* START *
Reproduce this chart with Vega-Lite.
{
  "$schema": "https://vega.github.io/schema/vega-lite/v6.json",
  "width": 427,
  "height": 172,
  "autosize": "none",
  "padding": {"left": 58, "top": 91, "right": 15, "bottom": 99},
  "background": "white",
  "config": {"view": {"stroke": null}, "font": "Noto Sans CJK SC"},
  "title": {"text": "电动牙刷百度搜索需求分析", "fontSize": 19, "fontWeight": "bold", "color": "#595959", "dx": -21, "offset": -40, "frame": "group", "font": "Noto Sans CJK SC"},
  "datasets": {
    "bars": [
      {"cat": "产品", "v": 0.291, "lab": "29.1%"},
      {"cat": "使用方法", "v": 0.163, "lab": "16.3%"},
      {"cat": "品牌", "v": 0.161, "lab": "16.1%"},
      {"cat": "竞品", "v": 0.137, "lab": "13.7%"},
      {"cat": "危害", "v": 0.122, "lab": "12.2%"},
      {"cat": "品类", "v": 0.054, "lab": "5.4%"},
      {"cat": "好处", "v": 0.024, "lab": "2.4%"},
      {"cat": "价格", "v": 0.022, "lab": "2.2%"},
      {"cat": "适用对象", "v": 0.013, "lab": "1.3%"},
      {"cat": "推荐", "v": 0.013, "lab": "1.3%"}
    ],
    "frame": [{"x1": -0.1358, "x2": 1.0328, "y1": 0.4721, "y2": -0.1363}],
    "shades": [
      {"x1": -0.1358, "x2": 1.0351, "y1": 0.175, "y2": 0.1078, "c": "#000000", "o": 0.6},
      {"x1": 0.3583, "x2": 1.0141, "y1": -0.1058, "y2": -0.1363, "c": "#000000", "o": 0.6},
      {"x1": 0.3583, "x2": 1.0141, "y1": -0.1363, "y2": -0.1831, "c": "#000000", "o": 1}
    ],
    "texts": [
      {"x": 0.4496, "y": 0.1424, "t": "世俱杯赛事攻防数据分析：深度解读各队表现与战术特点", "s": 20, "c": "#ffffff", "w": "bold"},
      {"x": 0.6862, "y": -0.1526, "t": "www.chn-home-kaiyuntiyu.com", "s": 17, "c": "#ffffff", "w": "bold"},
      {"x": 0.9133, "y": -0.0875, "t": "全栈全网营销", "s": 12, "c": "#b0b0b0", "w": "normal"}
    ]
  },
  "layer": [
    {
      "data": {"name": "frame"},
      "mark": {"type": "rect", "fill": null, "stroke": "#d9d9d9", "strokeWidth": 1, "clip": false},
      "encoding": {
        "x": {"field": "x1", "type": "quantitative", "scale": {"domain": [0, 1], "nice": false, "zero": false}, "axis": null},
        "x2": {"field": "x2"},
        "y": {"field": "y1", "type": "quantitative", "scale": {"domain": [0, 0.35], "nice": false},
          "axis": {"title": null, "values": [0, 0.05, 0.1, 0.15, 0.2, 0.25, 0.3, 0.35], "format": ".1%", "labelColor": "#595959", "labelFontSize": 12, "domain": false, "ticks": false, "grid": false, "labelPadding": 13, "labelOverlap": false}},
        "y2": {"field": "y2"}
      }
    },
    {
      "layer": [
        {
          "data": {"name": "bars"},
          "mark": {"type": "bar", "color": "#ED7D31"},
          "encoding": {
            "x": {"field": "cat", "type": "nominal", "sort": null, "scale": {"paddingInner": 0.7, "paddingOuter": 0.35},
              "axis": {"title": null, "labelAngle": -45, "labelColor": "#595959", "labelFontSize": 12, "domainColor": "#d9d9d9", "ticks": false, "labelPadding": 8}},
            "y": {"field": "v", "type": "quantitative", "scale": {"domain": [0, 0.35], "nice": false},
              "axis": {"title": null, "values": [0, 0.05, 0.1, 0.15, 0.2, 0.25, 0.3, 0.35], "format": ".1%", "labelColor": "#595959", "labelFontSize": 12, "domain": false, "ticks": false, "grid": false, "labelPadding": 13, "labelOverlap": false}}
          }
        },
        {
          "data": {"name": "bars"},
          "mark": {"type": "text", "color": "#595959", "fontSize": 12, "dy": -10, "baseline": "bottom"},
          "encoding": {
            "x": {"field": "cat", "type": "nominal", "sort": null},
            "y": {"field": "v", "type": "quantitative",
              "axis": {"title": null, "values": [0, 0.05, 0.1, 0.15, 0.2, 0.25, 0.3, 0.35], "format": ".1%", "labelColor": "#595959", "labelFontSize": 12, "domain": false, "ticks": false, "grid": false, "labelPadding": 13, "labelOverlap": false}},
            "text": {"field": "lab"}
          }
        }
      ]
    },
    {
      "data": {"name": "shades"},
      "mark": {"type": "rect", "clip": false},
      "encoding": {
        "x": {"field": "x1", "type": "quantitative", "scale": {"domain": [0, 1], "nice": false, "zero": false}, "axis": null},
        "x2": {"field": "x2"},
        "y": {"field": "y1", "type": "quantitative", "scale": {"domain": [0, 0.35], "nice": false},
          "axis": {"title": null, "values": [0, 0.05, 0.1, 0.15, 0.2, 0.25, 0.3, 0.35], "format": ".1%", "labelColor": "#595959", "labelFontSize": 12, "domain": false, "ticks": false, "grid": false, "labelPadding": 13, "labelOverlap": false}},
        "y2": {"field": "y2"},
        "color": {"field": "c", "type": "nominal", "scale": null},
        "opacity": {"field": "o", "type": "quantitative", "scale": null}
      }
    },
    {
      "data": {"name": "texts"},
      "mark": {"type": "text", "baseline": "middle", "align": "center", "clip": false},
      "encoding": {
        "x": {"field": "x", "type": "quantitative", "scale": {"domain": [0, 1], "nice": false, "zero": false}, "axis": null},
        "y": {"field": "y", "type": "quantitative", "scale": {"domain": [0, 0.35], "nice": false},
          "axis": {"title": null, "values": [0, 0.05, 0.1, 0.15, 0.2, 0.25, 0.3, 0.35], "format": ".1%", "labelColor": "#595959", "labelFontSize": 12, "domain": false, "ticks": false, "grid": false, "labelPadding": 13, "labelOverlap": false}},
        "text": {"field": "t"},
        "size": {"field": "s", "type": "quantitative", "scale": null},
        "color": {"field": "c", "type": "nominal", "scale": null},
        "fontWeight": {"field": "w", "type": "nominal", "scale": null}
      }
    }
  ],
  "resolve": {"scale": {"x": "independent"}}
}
* END *
▸ **PROBLEM DESCRIPTION**
Your task is to repeat the data exactly, with nothing left out.

▸ **SOLUTION TO THIS PROBLEM**
Reproduce this chart with Vega-Lite.
{
  "$schema": "https://vega.github.io/schema/vega-lite/v6.json",
  "width": 427,
  "height": 172,
  "autosize": "none",
  "padding": {"left": 58, "top": 91, "right": 15, "bottom": 99},
  "background": "white",
  "config": {"view": {"stroke": null}, "font": "Noto Sans CJK SC"},
  "title": {"text": "电动牙刷百度搜索需求分析", "fontSize": 19, "fontWeight": "bold", "color": "#595959", "dx": -21, "offset": -40, "frame": "group", "font": "Noto Sans CJK SC"},
  "datasets": {
    "bars": [
      {"cat": "产品", "v": 0.291, "lab": "29.1%"},
      {"cat": "使用方法", "v": 0.163, "lab": "16.3%"},
      {"cat": "品牌", "v": 0.161, "lab": "16.1%"},
      {"cat": "竞品", "v": 0.137, "lab": "13.7%"},
      {"cat": "危害", "v": 0.122, "lab": "12.2%"},
      {"cat": "品类", "v": 0.054, "lab": "5.4%"},
      {"cat": "好处", "v": 0.024, "lab": "2.4%"},
      {"cat": "价格", "v": 0.022, "lab": "2.2%"},
      {"cat": "适用对象", "v": 0.013, "lab": "1.3%"},
      {"cat": "推荐", "v": 0.013, "lab": "1.3%"}
    ],
    "frame": [{"x1": -0.1358, "x2": 1.0328, "y1": 0.4721, "y2": -0.1363}],
    "shades": [
      {"x1": -0.1358, "x2": 1.0351, "y1": 0.175, "y2": 0.1078, "c": "#000000", "o": 0.6},
      {"x1": 0.3583, "x2": 1.0141, "y1": -0.1058, "y2": -0.1363, "c": "#000000", "o": 0.6},
      {"x1": 0.3583, "x2": 1.0141, "y1": -0.1363, "y2": -0.1831, "c": "#000000", "o": 1}
    ],
    "texts": [
      {"x": 0.4496, "y": 0.1424, "t": "世俱杯赛事攻防数据分析：深度解读各队表现与战术特点", "s": 20, "c": "#ffffff", "w": "bold"},
      {"x": 0.6862, "y": -0.1526, "t": "www.chn-home-kaiyuntiyu.com", "s": 17, "c": "#ffffff", "w": "bold"},
      {"x": 0.9133, "y": -0.0875, "t": "全栈全网营销", "s": 12, "c": "#b0b0b0", "w": "normal"}
    ]
  },
  "layer": [
    {
      "data": {"name": "frame"},
      "mark": {"type": "rect", "fill": null, "stroke": "#d9d9d9", "strokeWidth": 1, "clip": false},
      "encoding": {
        "x": {"field": "x1", "type": "quantitative", "scale": {"domain": [0, 1], "nice": false, "zero": false}, "axis": null},
        "x2": {"field": "x2"},
        "y": {"field": "y1", "type": "quantitative", "scale": {"domain": [0, 0.35], "nice": false},
          "axis": {"title": null, "values": [0, 0.05, 0.1, 0.15, 0.2, 0.25, 0.3, 0.35], "format": ".1%", "labelColor": "#595959", "labelFontSize": 12, "domain": false, "ticks": false, "grid": false, "labelPadding": 13, "labelOverlap": false}},
        "y2": {"field": "y2"}
      }
    },
    {
      "layer": [
        {
          "data": {"name": "bars"},
          "mark": {"type": "bar", "color": "#ED7D31"},
          "encoding": {
            "x": {"field": "cat", "type": "nominal", "sort": null, "scale": {"paddingInner": 0.7, "paddingOuter": 0.35},
              "axis": {"title": null, "labelAngle": -45, "labelColor": "#595959", "labelFontSize": 12, "domainColor": "#d9d9d9", "ticks": false, "labelPadding": 8}},
            "y": {"field": "v", "type": "quantitative", "scale": {"domain": [0, 0.35], "nice": false},
              "axis": {"title": null, "values": [0, 0.05, 0.1, 0.15, 0.2, 0.25, 0.3, 0.35], "format": ".1%", "labelColor": "#595959", "labelFontSize": 12, "domain": false, "ticks": false, "grid": false, "labelPadding": 13, "labelOverlap": false}}
          }
        },
        {
          "data": {"name": "bars"},
          "mark": {"type": "text", "color": "#595959", "fontSize": 12, "dy": -10, "baseline": "bottom"},
          "encoding": {
            "x": {"field": "cat", "type": "nominal", "sort": null},
            "y": {"field": "v", "type": "quantitative",
              "axis": {"title": null, "values": [0, 0.05, 0.1, 0.15, 0.2, 0.25, 0.3, 0.35], "format": ".1%", "labelColor": "#595959", "labelFontSize": 12, "domain": false, "ticks": false, "grid": false, "labelPadding": 13, "labelOverlap": false}},
            "text": {"field": "lab"}
          }
        }
      ]
    },
    {
      "data": {"name": "shades"},
      "mark": {"type": "rect", "clip": false},
      "encoding": {
        "x": {"field": "x1", "type": "quantitative", "scale": {"domain": [0, 1], "nice": false, "zero": false}, "axis": null},
        "x2": {"field": "x2"},
        "y": {"field": "y1", "type": "quantitative", "scale": {"domain": [0, 0.35], "nice": false},
          "axis": {"title": null, "values": [0, 0.05, 0.1, 0.15, 0.2, 0.25, 0.3, 0.35], "format": ".1%", "labelColor": "#595959", "labelFontSize": 12, "domain": false, "ticks": false, "grid": false, "labelPadding": 13, "labelOverlap": false}},
        "y2": {"field": "y2"},
        "color": {"field": "c", "type": "nominal", "scale": null},
        "opacity": {"field": "o", "type": "quantitative", "scale": null}
      }
    },
    {
      "data": {"name": "texts"},
      "mark": {"type": "text", "baseline": "middle", "align": "center", "clip": false},
      "encoding": {
        "x": {"field": "x", "type": "quantitative", "scale": {"domain": [0, 1], "nice": false, "zero": false}, "axis": null},
        "y": {"field": "y", "type": "quantitative", "scale": {"domain": [0, 0.35], "nice": false},
          "axis": {"title": null, "values": [0, 0.05, 0.1, 0.15, 0.2, 0.25, 0.3, 0.35], "format": ".1%", "labelColor": "#595959", "labelFontSize": 12, "domain": false, "ticks": false, "grid": false, "labelPadding": 13, "labelOverlap": false}},
        "text": {"field": "t"},
        "size": {"field": "s", "type": "quantitative", "scale": null},
        "color": {"field": "c", "type": "nominal", "scale": null},
        "fontWeight": {"field": "w", "type": "nominal", "scale": null}
      }
    }
  ],
  "resolve": {"scale": {"x": "independent"}}
}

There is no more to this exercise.